Now, let’s talk about what you can do. The key here is to stand your ground. It’s incredibly tough, especially when they’re attacking aspects of your life that are important to you. But remember, this is exactly what they want — to see you crumble. Showing them that you’re unfazed is your biggest weapon.
During this time, your self-worth and self-esteem are your shields. Remember, the narcissist’s treatment was designed to undermine these. But now, away from their influence, you can start to rebuild. Recognize that you were always valuable, always worthy. The narcissist saw this; that’s why they worked so hard to suppress it. Now, it’s time for you to see and embrace it.
Here’s something else to keep in mind: narcissists hate being ignored. When you move on with your life, when you stop reacting to their antics, it’s a powerful statement. It says, “You no longer have power over me.” This is not about stoicism; it’s about empowerment. It’s about showing them and yourself that they can’t control your emotions anymore.
Eventually, if you’ve moved far away, physically or metaphorically, and if you maintain this stance of disengagement, the narcissist will be forced to move on.

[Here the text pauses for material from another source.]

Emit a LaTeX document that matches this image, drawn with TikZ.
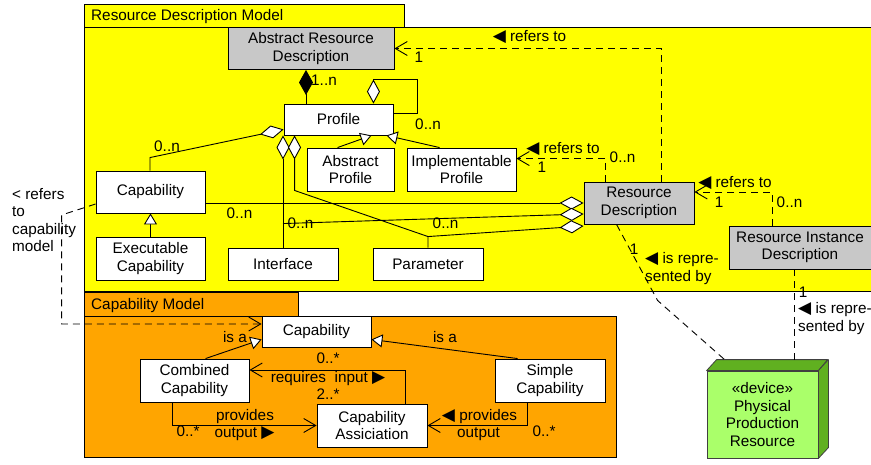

They cannot chase after you indefinitely. There’s a point where they must accept defeat.
This stage is your victory. It’s the moment you’ve reclaimed control over your life. It’s not just about escaping the narcissist; it’s about understanding your own strength, your own worth. You’ve weathered the storm they brought into your life and emerged stronger.
In short, when a narcissist knows they’ve lost you forever, it can lead to some of their most extreme and desperate behaviors. But this is also your opportunity to show your strength, to build up your self-worth and to take back your life. Stand firm, keep your distance and focus on rebuilding yourself.
Remember, the way they react is not a reflection of your worth. It’s a reflection of their inability to handle loss and rejection. You are stronger than their tactics, more resilient than their manipulations. So, stay strong, stay silent and most importantly, stay away.